Under Section 26.5-1-105(2), C.R.S., and RAC Bylaws Section 6.7, the Executive Director must provide a written explanation when adopting a rule inconsistent with the RAC’s recommendations. The April 9 RAC produced a clear, unanimous recommendation. If the Department proceeds with a rule that departs from it, I respectfully request that explanation address each of the concerns raised in this memorandum.
Colorado’s childcare providers, and the families who depend on them, deserve a rulemaking process where provider participation is treated as substantive input rather than as an obstacle to be managed across successive rulemaking cycles. I am asking the Department to demonstrate that the RAC’s role in this process is meaningful.
Respectfully submitted,
Colin Stewart Member, Rules Advisory Council Colorado Department of Early Childhood
How to Ensure Your Voice is Heard
Email THIS MORNING: [email protected](opens in new window)

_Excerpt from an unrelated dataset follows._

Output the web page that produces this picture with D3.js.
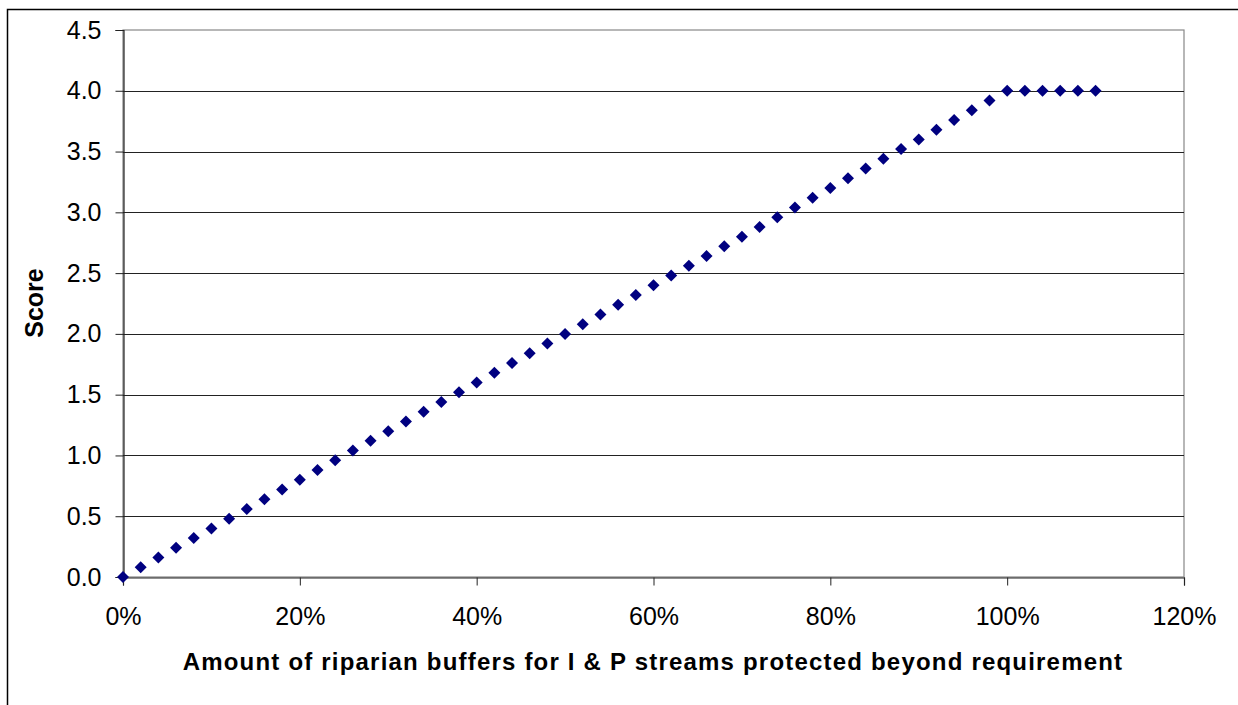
<!DOCTYPE html>
<html><head><meta charset="utf-8">
<script src="https://cdn.jsdelivr.net/npm/d3@7"></script>
<style>body{margin:0;background:#fff}svg{display:block}text{font-family:Arial,"Liberation Sans",sans-serif}</style>
</head><body><svg id="c" width="1238" height="705"></svg>
<script>
const xPct = [0,2,4,6,8,10,12,14,16,18,20,22,24,26,28,30,32,34,36,38,40,42,44,46,48,50,52,54,56,58,60,62,64,66,68,70,72,74,76,78,80,82,84,86,88,90,92,94,96,98,100,102,104,106,108,110];
const score = [0,0.08,0.16,0.24,0.32,0.40,0.48,0.56,0.64,0.72,0.80,0.88,0.96,1.04,1.12,1.20,1.28,1.36,1.44,1.52,1.60,1.68,1.76,1.84,1.92,2.00,2.08,2.16,2.24,2.32,2.40,2.48,2.56,2.64,2.72,2.80,2.88,2.96,3.04,3.12,3.20,3.28,3.36,3.44,3.52,3.60,3.68,3.76,3.84,3.92,4.00,4.00,4.00,4.00,4.00,4.00];
const yTicks = [0,0.5,1.0,1.5,2.0,2.5,3.0,3.5,4.0,4.5];
const xTicks = [0,20,40,60,80,100,120];
const xTitle = "Amount of riparian buffers for I & P streams protected beyond requirement";
const yTitle = "Score";

const svg = d3.select("#c");
const L=123, R=1184, T=30, B=577;
const x = d3.scaleLinear().domain([0,120]).range([L,R]);
const y = d3.scaleLinear().domain([0,4.5]).range([B,T]);
const FF = "Arial, 'Liberation Sans', sans-serif";

// outer border
svg.append("rect").attr("x",7.5).attr("y",9.5).attr("width",1240).attr("height",710)
  .attr("fill","none").attr("stroke","#000").attr("stroke-width",1.5);

// plot area border
svg.append("rect").attr("x",L).attr("y",T).attr("width",R-L).attr("height",B-T)
  .attr("fill","none").attr("stroke","#888").attr("stroke-width",1.2);

// gridlines
svg.append("g").selectAll("line").data(yTicks.filter(d=>d>0&&d<4.5)).join("line")
  .attr("x1",L).attr("x2",R).attr("y1",d=>Math.round(y(d))+0.5).attr("y2",d=>Math.round(y(d))+0.5)
  .attr("stroke","#222").attr("stroke-width",1);

// y axis
const ya = svg.append("g").attr("transform",`translate(${L+0.5},0)`)
  .call(d3.axisLeft(y).tickValues(yTicks).tickFormat(d3.format(".1f")).tickSize(8).tickPadding(14));
ya.select(".domain").attr("stroke","#222").attr("stroke-width",1.2);
ya.selectAll(".tick line").attr("stroke","#222");
ya.selectAll("text").attr("font-size",25).attr("fill","#000").attr("font-family",FF);

// x axis
const xa = svg.append("g").attr("transform",`translate(0,${B+0.5})`)
  .call(d3.axisBottom(x).tickValues(xTicks).tickFormat(d=>d+"%").tickSize(8).tickPadding(22));
xa.select(".domain").attr("stroke","#222").attr("stroke-width",1.2);
xa.selectAll(".tick line").attr("stroke","#222");
xa.selectAll("text").attr("font-size",25).attr("fill","#000").attr("font-family",FF);

// titles
svg.append("text").attr("x",653).attr("y",670).attr("text-anchor","middle")
  .attr("font-size",24).attr("letter-spacing",1.2).attr("font-weight","bold").text(xTitle);
svg.append("text").attr("transform","translate(43,303) rotate(-90)").attr("text-anchor","middle")
  .attr("font-size",25).attr("font-weight","bold").text(yTitle);

// markers
const s=6;
svg.append("g").selectAll("path").data(xPct.map((d,i)=>[d,score[i]])).join("path")
  .attr("transform",d=>`translate(${x(d[0])},${y(d[1])})`)
  .attr("d",`M0,${-s}L${s},0L0,${s}L${-s},0Z`)
  .attr("fill","#000080");
</script></body></html>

Register to testify at the rulemaking hearing ttoday at 1 p.m.: https://docs.google.com/forms/d/e/1FAIpQLSfM-upa-4XWAhUnptEXGahpAwtWsySQUSbusFCgr10MSAaEQw/viewform
To Read the CURRENT Set of Public Feedback Emails: https://drive.google.com/drive/folders/1IjpxjqOl-vGptaGLhLmNQXQj0hPeQ4zi
Want to see what our UPK Survey results were for Community Based UPK Providers rated 1-3? See it here: https://www.coloradoecea.org/ratio-decreases-may-2026-feedback
Our Meeting with CDEC Leadership
Yesterday at 4:30 p.m. I met with CDEC leadership. We were told by Dr. Roy that:
1) They like the solutions that have been brought forward, however, they heard from school districts and home providers that they agreed with the decrease. Two sectors of the mixed delivery system believe the decrease should happen. I identified those as technically being competitors to the community based programs where this ratio decrease is most at issue.
2) Programs were spending quality funds to work towards ratings. Programs had the opportunity to rate previously. At ECEA we heard from plenty of providers who delayed in this process but when they got ready to rate they were told they would have to wait until after the refresh.
3) Here's the big one: "Providers signed contracts agreeing to the decrease in ratios." Dawn Odean confirmed this for Dr. Roy. Our problem? Contracts that we are reviewing right now do not contain that language. We are proactively working to confirm language via a signed contract right now. CDEC is working to locate and send the precise language to us. We will provide updates on this on our FB page, as we needed to get this Corrected update out asap. After all, rulemaking is TODAY at 1 p.m. The only reference we can find in the contract says that programs agree to comply with the rules. This process is about changing the rules and so the only way that these contracts hold you to the decrease is if they pass it in rule making today.
Some good news in all of this? CDEC has been telling people on the national stage that they do not intend to pursue a requirement for a BA. When it was pointed out that this is language that is in statute, the response was "it does not work for mixed delivery." GREAT! ECEA expects that the department will put forth language in their next cleanup bill to remove the terminology requiring them to be working towards a "BA to the extent practicable".